In real systems (retry policies, logging wrappers, metrics, orchestration layers), you often want a single execution pipeline.

However, you quickly run into a mismatch:

  • Func<TResult> fits nicely into a composable pipeline
  • Action does not

This typically leads to:

  • duplicated logic
  • separate code paths
  • subtle divergence over time

Idea

Instead of branching the pipeline, adapt the void case.

Convert: Action

into: Func<Unit>

by wrapping the call and returning a placeholder value.
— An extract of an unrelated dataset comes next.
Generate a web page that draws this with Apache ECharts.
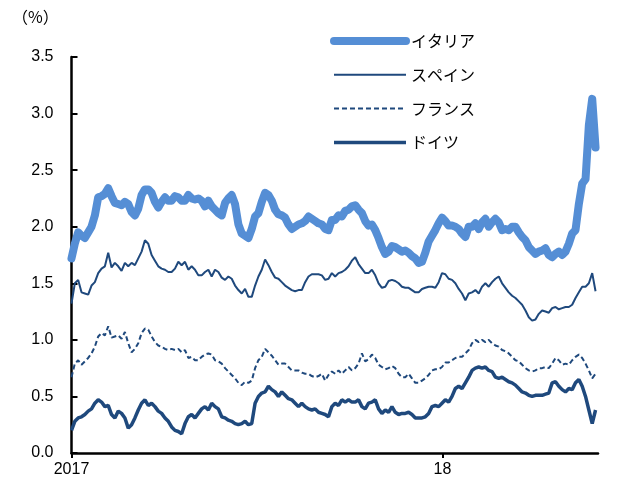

This allows everything to flow through a single generic path.

Minimal Example

public static class Pipeline
{
    public static TResult Execute<TResult>(Func<TResult> func)
    {
        return func();
    }

    public static void Execute(Action action)
    {
        Execute(() =>
        {
            action();
            return Unit.Value;
        });
    }
}

public readonly struct Unit
{
    public static readonly Unit Value = new();
}

Why this matters

This pattern enables:

  • a single execution pipeline
  • consistent behavior across all call types
  • easier composition (retry, logging, metrics, etc.)
  • reduced duplication

The value is not the Unit type itself, but the ability to treat all operations uniformly.

Where this is useful

  • retry mechanisms
  • resilience policies
  • middleware-style pipelines
  • decorators / cross-cutting concerns
  • async orchestration layers

Notes

  • This is a simple adapter, not a full functional programming abstraction.
  • The naming Unit is conventional, but any placeholder type works.
  • In async scenarios, the same idea applies to:
    • Func<Task>
    • Func<Task<TResult>>

Takeaway

If your pipeline is generic, your inputs should be too.

Adapting void into a value is often the simplest way to get there.

About

Demonstrates how to adapt an Action into a Func<TResult> to enable a single unified execution pipeline.